*Provided data*:
..............................
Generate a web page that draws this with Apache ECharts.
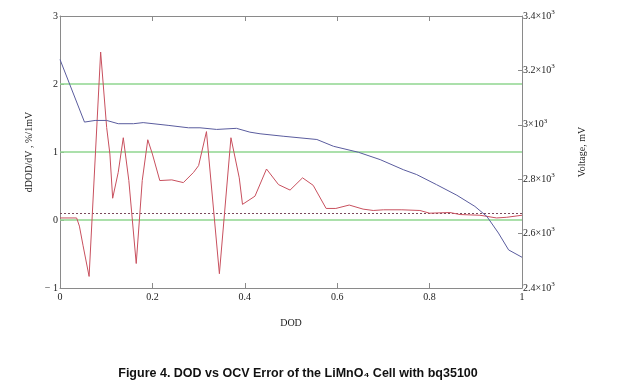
<!DOCTYPE html>
<html>
<head>
<meta charset="utf-8">
<script src="https://cdn.jsdelivr.net/npm/echarts@6/dist/echarts.min.js"></script>
<style>html,body{margin:0;padding:0;background:#fff}#c{width:640px;height:380px}</style>
</head>
<body>
<div id="c"></div>
<script>
// dDOD/dV error curve (left axis)
const redDod = [0, 0.036, 0.042, 0.05, 0.063, 0.088, 0.101, 0.108, 0.114, 0.126, 0.137, 0.149, 0.165, 0.178, 0.19, 0.2, 0.216, 0.242, 0.267, 0.289, 0.3, 0.317, 0.345, 0.37, 0.388, 0.395, 0.422, 0.447, 0.473, 0.498, 0.525, 0.548, 0.576, 0.597, 0.626, 0.656, 0.678, 0.70, 0.74, 0.779, 0.80, 0.844, 0.866, 0.909, 0.945, 0.967, 1.0];
const redVal = [0.03, 0.03, -0.09, -0.38, -0.83, 2.47, 1.36, 0.97, 0.32, 0.70, 1.21, 0.58, -0.64, 0.58, 1.18, 0.97, 0.58, 0.59, 0.55, 0.70, 0.80, 1.30, -0.79, 1.21, 0.62, 0.23, 0.35, 0.75, 0.52, 0.44, 0.62, 0.51, 0.17, 0.17, 0.22, 0.16, 0.14, 0.15, 0.15, 0.14, 0.10, 0.11, 0.08, 0.07, 0.03, 0.04, 0.07];
// OCV voltage curve (right axis, mV)
const blueDod = [0, 0.053, 0.076, 0.101, 0.126, 0.159, 0.18, 0.234, 0.278, 0.303, 0.339, 0.382, 0.411, 0.433, 0.483, 0.556, 0.592, 0.646, 0.693, 0.743, 0.772, 0.815, 0.859, 0.898, 0.924, 0.949, 0.971, 1.0];
const blueMv = [3240, 3010, 3016, 3016, 3004, 3004, 3008, 2998, 2989, 2989, 2983, 2987, 2973, 2967, 2958, 2946, 2921, 2899, 2872, 2835, 2817, 2780, 2741, 2700, 2663, 2602, 2540, 2513];
// reference lines
const greenLevels = [0, 1, 2];
const dottedLevel = 0.1;
// tick labels
const leftTicks = {'-1': '\u2212 1', '0': '0', '1': '1', '2': '2', '3': '3'};
const rightTicks = {2400: '2.4', 2600: '2.6', 2800: '2.8', 3000: '3', 3200: '3.2', 3400: '3.4'};
const xTicks = {0: '0', 0.2: '0.2', 0.4: '0.4', 0.6: '0.6', 0.8: '0.8', 1: '1'};

const serif = 'Liberation Serif';
const axisGray = '#8a8a8a';

const chart = echarts.init(document.getElementById('c'), null, {renderer: 'canvas'});
const markData = greenLevels.map(v => ({yAxis: v, lineStyle: {color: '#8fd68f', width: 1.5, type: 'solid'}}));
markData.push({yAxis: dottedLevel, lineStyle: {color: '#7a4a5a', width: 1, type: [2, 2]}});

chart.setOption({
  animation: false,
  title: {
    text: 'Figure 4. DOD vs OCV Error of the LiMnO\u2084 Cell with bq35100',
    left: 293, top: 362, textAlign: 'center',
    textStyle: {fontFamily: 'Liberation Sans', fontWeight: 'bold', fontSize: 12.5, color: '#111'}
  },
  grid: {left: 60, right: 118, top: 16, bottom: 92, show: false},
  xAxis: [{
    type: 'value', min: 0, max: 1, interval: 0.2, position: 'bottom',
    name: 'DOD', nameLocation: 'middle', nameGap: 30,
    nameTextStyle: {fontFamily: serif, fontSize: 10, color: '#222'},
    axisLine: {onZero: false, lineStyle: {color: axisGray}}, axisTick: {inside: true, length: 5, lineStyle: {color: axisGray}},
    axisLabel: {fontFamily: serif, fontSize: 10, color: '#222', margin: 4, formatter: v => xTicks[v] ?? ''},
    splitLine: {show: false}
  }, {
    type: 'value', min: 0, max: 1, interval: 0.2, position: 'top',
    axisLine: {onZero: false, lineStyle: {color: axisGray}}, axisTick: {inside: true, length: 5, lineStyle: {color: axisGray}},
    axisLabel: {show: false}, splitLine: {show: false}
  }],
  yAxis: [{
    type: 'value', min: -1, max: 3, interval: 1, position: 'left',
    name: 'dDOD/dV , %/1mV', nameLocation: 'middle', nameGap: 20, nameRotate: 90,
    nameTextStyle: {fontFamily: serif, fontSize: 10, color: '#222'},
    axisLine: {show: true, onZero: false, lineStyle: {color: axisGray}}, axisTick: {show: true, inside: true, length: 4, lineStyle: {color: axisGray}},
    axisLabel: {fontFamily: serif, fontSize: 10, color: '#222', margin: 2, formatter: v => leftTicks[String(v)] ?? ''},
    splitLine: {show: false}
  }, {
    type: 'value', min: 2400, max: 3400, interval: 200, position: 'right',
    name: 'Voltage, mV', nameLocation: 'middle', nameGap: 55, nameRotate: 90,
    nameTextStyle: {fontFamily: serif, fontSize: 10, color: '#222'},
    axisLine: {show: true, onZero: false, lineStyle: {color: axisGray}}, axisTick: {show: true, inside: true, length: 4, lineStyle: {color: axisGray}},
    axisLabel: {
      margin: 1, formatter: v => '{m|' + rightTicks[v] + '\u00d710}{s|3}',
      rich: {
        m: {fontFamily: serif, fontSize: 10, color: '#222'},
        s: {fontFamily: serif, fontSize: 7, color: '#222', verticalAlign: 'top', padding: [0, 0, 8, 0]}
      }
    },
    splitLine: {show: false}
  }],
  series: [{
    type: 'line', name: 'dDOD/dV', xAxisIndex: 0, yAxisIndex: 0,
    data: redDod.map((d, i) => [d, redVal[i]]),
    showSymbol: false, lineStyle: {color: '#c8505e', width: 1}, z: 3,
    markLine: {silent: true, symbol: 'none', label: {show: false}, data: markData, z: 1}
  }, {
    type: 'line', name: 'Voltage', xAxisIndex: 0, yAxisIndex: 1,
    data: blueDod.map((d, i) => [d, blueMv[i]]),
    showSymbol: false, lineStyle: {color: '#5a5c9e', width: 1}, z: 4
  }]
});
</script>
</body>
</html>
..............................
*Direction*: Every line should be retyped exactly, with the pictures omitted.

*Written response*:
Generate a web page that draws this with Apache ECharts.
<!DOCTYPE html>
<html>
<head>
<meta charset="utf-8">
<script src="https://cdn.jsdelivr.net/npm/echarts@6/dist/echarts.min.js"></script>
<style>html,body{margin:0;padding:0;background:#fff}#c{width:640px;height:380px}</style>
</head>
<body>
<div id="c"></div>
<script>
// dDOD/dV error curve (left axis)
const redDod = [0, 0.036, 0.042, 0.05, 0.063, 0.088, 0.101, 0.108, 0.114, 0.126, 0.137, 0.149, 0.165, 0.178, 0.19, 0.2, 0.216, 0.242, 0.267, 0.289, 0.3, 0.317, 0.345, 0.37, 0.388, 0.395, 0.422, 0.447, 0.473, 0.498, 0.525, 0.548, 0.576, 0.597, 0.626, 0.656, 0.678, 0.70, 0.74, 0.779, 0.80, 0.844, 0.866, 0.909, 0.945, 0.967, 1.0];
const redVal = [0.03, 0.03, -0.09, -0.38, -0.83, 2.47, 1.36, 0.97, 0.32, 0.70, 1.21, 0.58, -0.64, 0.58, 1.18, 0.97, 0.58, 0.59, 0.55, 0.70, 0.80, 1.30, -0.79, 1.21, 0.62, 0.23, 0.35, 0.75, 0.52, 0.44, 0.62, 0.51, 0.17, 0.17, 0.22, 0.16, 0.14, 0.15, 0.15, 0.14, 0.10, 0.11, 0.08, 0.07, 0.03, 0.04, 0.07];
// OCV voltage curve (right axis, mV)
const blueDod = [0, 0.053, 0.076, 0.101, 0.126, 0.159, 0.18, 0.234, 0.278, 0.303, 0.339, 0.382, 0.411, 0.433, 0.483, 0.556, 0.592, 0.646, 0.693, 0.743, 0.772, 0.815, 0.859, 0.898, 0.924, 0.949, 0.971, 1.0];
const blueMv = [3240, 3010, 3016, 3016, 3004, 3004, 3008, 2998, 2989, 2989, 2983, 2987, 2973, 2967, 2958, 2946, 2921, 2899, 2872, 2835, 2817, 2780, 2741, 2700, 2663, 2602, 2540, 2513];
// reference lines
const greenLevels = [0, 1, 2];
const dottedLevel = 0.1;
// tick labels
const leftTicks = {'-1': '\u2212 1', '0': '0', '1': '1', '2': '2', '3': '3'};
const rightTicks = {2400: '2.4', 2600: '2.6', 2800: '2.8', 3000: '3', 3200: '3.2', 3400: '3.4'};
const xTicks = {0: '0', 0.2: '0.2', 0.4: '0.4', 0.6: '0.6', 0.8: '0.8', 1: '1'};

const serif = 'Liberation Serif';
const axisGray = '#8a8a8a';

const chart = echarts.init(document.getElementById('c'), null, {renderer: 'canvas'});
const markData = greenLevels.map(v => ({yAxis: v, lineStyle: {color: '#8fd68f', width: 1.5, type: 'solid'}}));
markData.push({yAxis: dottedLevel, lineStyle: {color: '#7a4a5a', width: 1, type: [2, 2]}});

chart.setOption({
  animation: false,
  title: {
    text: 'Figure 4. DOD vs OCV Error of the LiMnO\u2084 Cell with bq35100',
    left: 293, top: 362, textAlign: 'center',
    textStyle: {fontFamily: 'Liberation Sans', fontWeight: 'bold', fontSize: 12.5, color: '#111'}
  },
  grid: {left: 60, right: 118, top: 16, bottom: 92, show: false},
  xAxis: [{
    type: 'value', min: 0, max: 1, interval: 0.2, position: 'bottom',
    name: 'DOD', nameLocation: 'middle', nameGap: 30,
    nameTextStyle: {fontFamily: serif, fontSize: 10, color: '#222'},
    axisLine: {onZero: false, lineStyle: {color: axisGray}}, axisTick: {inside: true, length: 5, lineStyle: {color: axisGray}},
    axisLabel: {fontFamily: serif, fontSize: 10, color: '#222', margin: 4, formatter: v => xTicks[v] ?? ''},
    splitLine: {show: false}
  }, {
    type: 'value', min: 0, max: 1, interval: 0.2, position: 'top',
    axisLine: {onZero: false, lineStyle: {color: axisGray}}, axisTick: {inside: true, length: 5, lineStyle: {color: axisGray}},
    axisLabel: {show: false}, splitLine: {show: false}
  }],
  yAxis: [{
    type: 'value', min: -1, max: 3, interval: 1, position: 'left',
    name: 'dDOD/dV , %/1mV', nameLocation: 'middle', nameGap: 20, nameRotate: 90,
    nameTextStyle: {fontFamily: serif, fontSize: 10, color: '#222'},
    axisLine: {show: true, onZero: false, lineStyle: {color: axisGray}}, axisTick: {show: true, inside: true, length: 4, lineStyle: {color: axisGray}},
    axisLabel: {fontFamily: serif, fontSize: 10, color: '#222', margin: 2, formatter: v => leftTicks[String(v)] ?? ''},
    splitLine: {show: false}
  }, {
    type: 'value', min: 2400, max: 3400, interval: 200, position: 'right',
    name: 'Voltage, mV', nameLocation: 'middle', nameGap: 55, nameRotate: 90,
    nameTextStyle: {fontFamily: serif, fontSize: 10, color: '#222'},
    axisLine: {show: true, onZero: false, lineStyle: {color: axisGray}}, axisTick: {show: true, inside: true, length: 4, lineStyle: {color: axisGray}},
    axisLabel: {
      margin: 1, formatter: v => '{m|' + rightTicks[v] + '\u00d710}{s|3}',
      rich: {
        m: {fontFamily: serif, fontSize: 10, color: '#222'},
        s: {fontFamily: serif, fontSize: 7, color: '#222', verticalAlign: 'top', padding: [0, 0, 8, 0]}
      }
    },
    splitLine: {show: false}
  }],
  series: [{
    type: 'line', name: 'dDOD/dV', xAxisIndex: 0, yAxisIndex: 0,
    data: redDod.map((d, i) => [d, redVal[i]]),
    showSymbol: false, lineStyle: {color: '#c8505e', width: 1}, z: 3,
    markLine: {silent: true, symbol: 'none', label: {show: false}, data: markData, z: 1}
  }, {
    type: 'line', name: 'Voltage', xAxisIndex: 0, yAxisIndex: 1,
    data: blueDod.map((d, i) => [d, blueMv[i]]),
    showSymbol: false, lineStyle: {color: '#5a5c9e', width: 1}, z: 4
  }]
});
</script>
</body>
</html>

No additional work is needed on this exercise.